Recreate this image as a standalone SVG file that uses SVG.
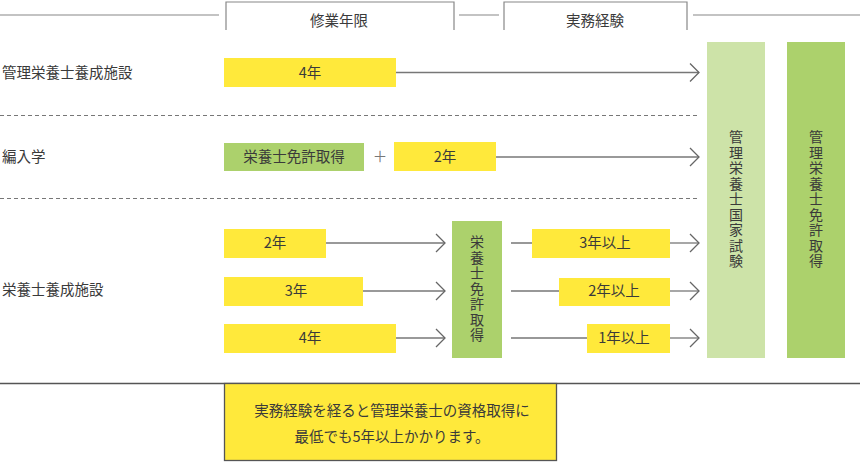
<svg xmlns="http://www.w3.org/2000/svg" width="860" height="465" viewBox="0 0 860 465">
<defs>
<style>
text{font-family:"Noto Sans CJK JP","Noto Sans",sans-serif;fill:#3a3a3a;font-size:14.5px}
.c{text-anchor:middle}
.v{font-size:14px;writing-mode:vertical-rl;text-anchor:start;letter-spacing:1.5px}
.y{fill:#FFE93B}
.g{fill:#ACD16C}
.lg{fill:#CDE3A8}
.ln{stroke:#777;stroke-width:1.3;fill:none}
.hd{stroke:#888;stroke-width:1.2;fill:none}
.ds{stroke:#777;stroke-width:1;stroke-dasharray:4 3;fill:none}
</style>
<marker id="ah" markerWidth="12" markerHeight="20" refX="10" refY="10" orient="auto" markerUnits="userSpaceOnUse">
<path d="M1,1 L10,10 L1,19" fill="none" stroke="#666" stroke-width="1.3"/>
</marker>
</defs>
<g id="header">
<path class="hd" d="M0,15 H219 M459,15 H499 M693,15 H860"/>
<path class="hd" d="M226,30 V2 H454 V30"/>
<path class="hd" d="M504,30 V2 H687 V30"/>
<text class="c" x="339" y="26">修業年限</text>
<text class="c" x="595" y="26">実務経験</text>
</g>
<g id="labels">
<text x="2" y="78">管理栄養士養成施設</text>
<text x="2" y="162">編入学</text>
<text x="2" y="295">栄養士養成施設</text>
</g>
<g id="separators">
<path class="ds" d="M0,115.5 H699 M0,198.5 H699"/>
<path d="M0,383.5 H860" stroke="#555" stroke-width="1.3"/>
</g>
<g id="connectors">
<path class="ln" d="M396,72.5 H699" marker-end="url(#ah)"/>
<path class="ln" d="M496,157 H699" marker-end="url(#ah)"/>
<path class="ln" d="M326,243 H445" marker-end="url(#ah)"/>
<path class="ln" d="M363,291 H445" marker-end="url(#ah)"/>
<path class="ln" d="M396,338 H445" marker-end="url(#ah)"/>
<path class="ln" d="M511,243 H532 M511,291 H559 M511,338 H587"/>
<path class="ln" d="M670,243 H699" marker-end="url(#ah)"/>
<path class="ln" d="M670,291 H699" marker-end="url(#ah)"/>
<path class="ln" d="M670,338 H699" marker-end="url(#ah)"/>
</g>
<g id="r1-4y">
<rect class="y" x="224" y="58" width="172" height="29"/>
<text class="c" x="310" y="78">4年</text>
</g>
<g id="r2-license">
<rect class="g" x="224" y="143" width="140" height="28"/>
<text class="c" x="294" y="162">栄養士免許取得</text>
</g>
<g id="r2-plus">
<text class="c" x="380" y="162" style="fill:#777">＋</text>
</g>
<g id="r2-2y">
<rect class="y" x="394" y="142" width="102" height="29"/>
<text class="c" x="445" y="162">2年</text>
</g>
<g id="r3-2y">
<rect class="y" x="224" y="229" width="102" height="29"/>
<text class="c" x="275" y="248">2年</text>
</g>
<g id="r3-3y">
<rect class="y" x="224" y="277" width="139" height="29"/>
<text class="c" x="296" y="296">3年</text>
</g>
<g id="r3-4y">
<rect class="y" x="224" y="324" width="172" height="29"/>
<text class="c" x="310" y="343">4年</text>
</g>
<g id="r3-license">
<rect class="g" x="452" y="221" width="50" height="137"/>
<text class="v" x="477" y="235">栄養士免許取得</text>
</g>
<g id="r3-exp-3">
<rect class="y" x="532" y="229" width="138" height="29"/>
<text class="c" x="605" y="248">3年以上</text>
</g>
<g id="r3-exp-2">
<rect class="y" x="559" y="278" width="111" height="28"/>
<text class="c" x="614" y="296">2年以上</text>
</g>
<g id="r3-exp-1">
<rect class="y" x="587" y="324" width="83" height="29"/>
<text class="c" x="624" y="343">1年以上</text>
</g>
<g id="exam">
<rect class="lg" x="707" y="42" width="58" height="316"/>
<text class="v" x="736" y="130">管理栄養士国家試験</text>
</g>
<g id="final">
<rect class="g" x="787" y="42" width="58" height="316"/>
<text class="v" x="816" y="130">管理栄養士免許取得</text>
</g>
<g id="note">
<rect class="y" x="224.5" y="383.5" width="332" height="77" stroke="#555" stroke-width="1.3"/>
<text class="c" x="392" y="416">実務経験を経ると管理栄養士の資格取得に</text>
<text class="c" x="392" y="442">最低でも5年以上かかります。</text>
</g>
</svg>
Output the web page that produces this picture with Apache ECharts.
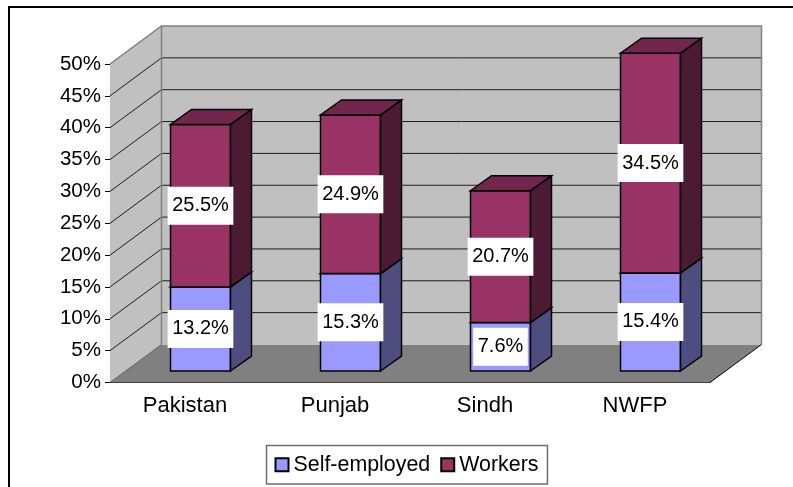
<!DOCTYPE html>
<html>
<head>
<meta charset="utf-8">
<script src="https://cdn.jsdelivr.net/npm/echarts@6/dist/echarts.min.js"></script>
<style>
html, body { margin: 0; padding: 0; background: #fff; }
#chart { width: 793px; height: 487px; }
</style>
</head>
<body>
<div id="chart"></div>
<script>
var categories = ['Pakistan', 'Punjab', 'Sindh', 'NWFP'];
var self_employed = [13.2, 15.3, 7.6, 15.4];
var workers = [25.5, 24.9, 20.7, 34.5];
var y_ticks = [0, 5, 10, 15, 20, 25, 30, 35, 40, 45, 50];

var font = '"Liberation Sans", Arial, sans-serif';

// fake 3d: how far the walls and the bars are pushed back, in pixels
var wall_dx = 51.5, wall_dy = -38;
var bar_dx = 15.5, bar_dy = -11.5;
var depth_dx = 21, depth_dy = -15;

function poly(points, fill, stroke, width) {
    return {
        type: 'polygon',
        shape: { points: points },
        style: { fill: fill, stroke: stroke, lineWidth: width, lineJoin: 'miter' }
    };
}

function line(points, stroke, width) {
    return {
        type: 'polyline',
        shape: { points: points },
        style: { fill: 'none', stroke: stroke, lineWidth: width }
    };
}

function render_walls(params, api) {
    var bl = api.coord([0, 0]);
    var half = api.size([1, 0])[0] / 2;
    var left = bl[0] - half;
    var right = api.coord([categories.length - 1, 0])[0] + half;
    var floor = bl[1];
    var top = api.coord([0, 50])[1];
    var kids = [
        // floor
        poly([[left, floor], [right, floor], [right + wall_dx, floor + wall_dy], [left + wall_dx, floor + wall_dy]], '#808080', 'none', 0),
        // side wall
        poly([[left, floor], [left, top], [left + wall_dx, top + wall_dy], [left + wall_dx, floor + wall_dy]], '#c0c0c0', 'none', 0),
        // back wall
        poly([[left + wall_dx, top + wall_dy], [right + wall_dx, top + wall_dy], [right + wall_dx, floor + wall_dy], [left + wall_dx, floor + wall_dy]], '#c0c0c0', 'none', 0)
    ];
    y_ticks.forEach(function (t) {
        if (t === 0 || t === 50) return;
        var y = api.coord([0, t])[1];
        kids.push(line([[left, y], [left + wall_dx, y + wall_dy], [right + wall_dx, y + wall_dy]], '#1c1c1c', 1));
    });
    // wall edges
    kids.push(line([[left, top], [left + wall_dx, top + wall_dy], [right + wall_dx, top + wall_dy], [right + wall_dx, floor + wall_dy]], '#808080', 1.5));
    kids.push(line([[left + wall_dx, top + wall_dy], [left + wall_dx, floor + wall_dy]], '#808080', 1.5));
    kids.push(line([[left, floor], [left + wall_dx, floor + wall_dy]], '#606060', 1));
    kids.push(line([[right, floor], [right + wall_dx, floor + wall_dy]], '#000', 1));
    return { type: 'group', children: kids };
}

function bar_renderer(front, side, roof) {
    return function (params, api) {
        var c0 = api.coord([api.value(0), api.value(1)]);
        var c1 = api.coord([api.value(0), api.value(1) + api.value(2)]);
        var half = api.size([1, 0])[0] * 0.2;
        var x0 = c0[0] + bar_dx - half, x1 = c0[0] + bar_dx + half;
        var y0 = c0[1] + bar_dy, y1 = c1[1] + bar_dy;
        return {
            type: 'group',
            children: [
                poly([[x0, y0], [x1, y0], [x1, y1], [x0, y1]], front, '#000', 1.5),
                poly([[x1, y0], [x1 + depth_dx, y0 + depth_dy], [x1 + depth_dx, y1 + depth_dy], [x1, y1]], side, '#000', 1.5),
                poly([[x0, y1], [x1, y1], [x1 + depth_dx, y1 + depth_dy], [x0 + depth_dx, y1 + depth_dy]], roof, '#000', 1.5),
                {
                    type: 'text',
                    z2: 10,
                    style: {
                        text: api.value(2).toFixed(1) + '%',
                        x: (x0 + x1) / 2,
                        y: (y0 + y1) / 2,
                        align: 'center',
                        verticalAlign: 'middle',
                        fill: '#000',
                        font: '20px ' + font,
                        backgroundColor: '#fff',
                        padding: [9, 4.5]
                    }
                }
            ]
        };
    };
}

var self_data = [], worker_data = [];
categories.forEach(function (name, i) {
    self_data.push([i, 0, self_employed[i]]);
    worker_data.push([i, self_employed[i], workers[i]]);
});

var option = {
    animation: false,
    backgroundColor: '#fff',
    grid: { left: 110, top: 64, width: 600, height: 318.5 },
    legend: {
        data: ['Self-employed', 'Workers'],
        left: 266.5,
        top: 445.5,
        padding: [8.75, 9, 8.75, 8],
        itemGap: 10,
        itemWidth: 13,
        itemHeight: 13,
        icon: 'rect',
        borderColor: '#707070',
        borderWidth: 1.5,
        selectedMode: false,
        textStyle: { fontFamily: font, fontSize: 21.4, color: '#000' }
    },
    xAxis: {
        type: 'category',
        data: categories,
        axisLine: { lineStyle: { color: '#000', width: 1 } },
        axisTick: { alignWithLabel: false, length: 5, lineStyle: { color: '#000' } },
        axisLabel: { fontFamily: font, fontSize: 22, color: '#000', margin: 12 },
        splitLine: { show: false }
    },
    yAxis: {
        type: 'value',
        min: 0,
        max: 50,
        interval: 5,
        axisLine: { show: true, lineStyle: { color: '#000', width: 1 } },
        axisTick: { show: true, length: 5, lineStyle: { color: '#000' } },
        axisLabel: { formatter: '{value}%', fontFamily: font, fontSize: 20.5, color: '#000', margin: 9, padding: [2, 0, 0, 0] },
        splitLine: { show: false }
    },
    graphic: [
        // the frame round the chart, open at the bottom and right
        { type: 'polyline', shape: { points: [[9, 487], [9, 7], [793, 7]] }, style: { fill: 'none', stroke: '#000', lineWidth: 2 } }
    ],
    series: [
        {
            type: 'custom',
            name: 'walls',
            z: 1,
            silent: true,
            renderItem: render_walls,
            data: [[0, 0]]
        },
        {
            type: 'custom',
            name: 'Self-employed',
            z: 2,
            silent: true,
            itemStyle: { color: '#9999ff', borderColor: '#000', borderWidth: 1.5 },
            renderItem: bar_renderer('#9999ff', '#4d4d80', '#7373bf'),
            data: self_data
        },
        {
            type: 'custom',
            name: 'Workers',
            z: 3,
            silent: true,
            itemStyle: { color: '#993366', borderColor: '#000', borderWidth: 1.5 },
            renderItem: bar_renderer('#993366', '#4d1a33', '#73264d'),
            data: worker_data
        }
    ]
};

var myChart = echarts.init(document.getElementById('chart'), null, { renderer: 'canvas' });
myChart.setOption(option);
</script>
</body>
</html>
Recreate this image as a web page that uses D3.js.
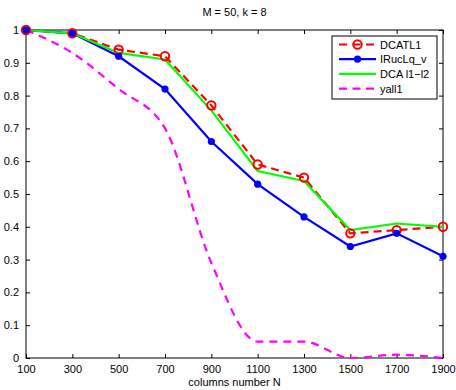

——

Your task:
Go up to the line with "Output the web" and retype exactly from there through the line with "40, 45, 50];". Leave out pictures.

Written solution:
Output the web page that produces this picture with Apache ECharts.
<!DOCTYPE html>
<html>
<head>
<meta charset="utf-8">
<script src="https://cdn.jsdelivr.net/npm/echarts@6/dist/echarts.min.js"></script>
<style>
html, body { margin: 0; padding: 0; background: #fff; }
#chart { width: 793px; height: 487px; }
</style>
</head>
<body>
<div id="chart"></div>
<script>
var categories = ['Pakistan', 'Punjab', 'Sindh', 'NWFP'];
var self_employed = [13.2, 15.3, 7.6, 15.4];
var workers = [25.5, 24.9, 20.7, 34.5];
var y_ticks = [0, 5, 10, 15, 20, 25, 30, 35, 40, 45, 50];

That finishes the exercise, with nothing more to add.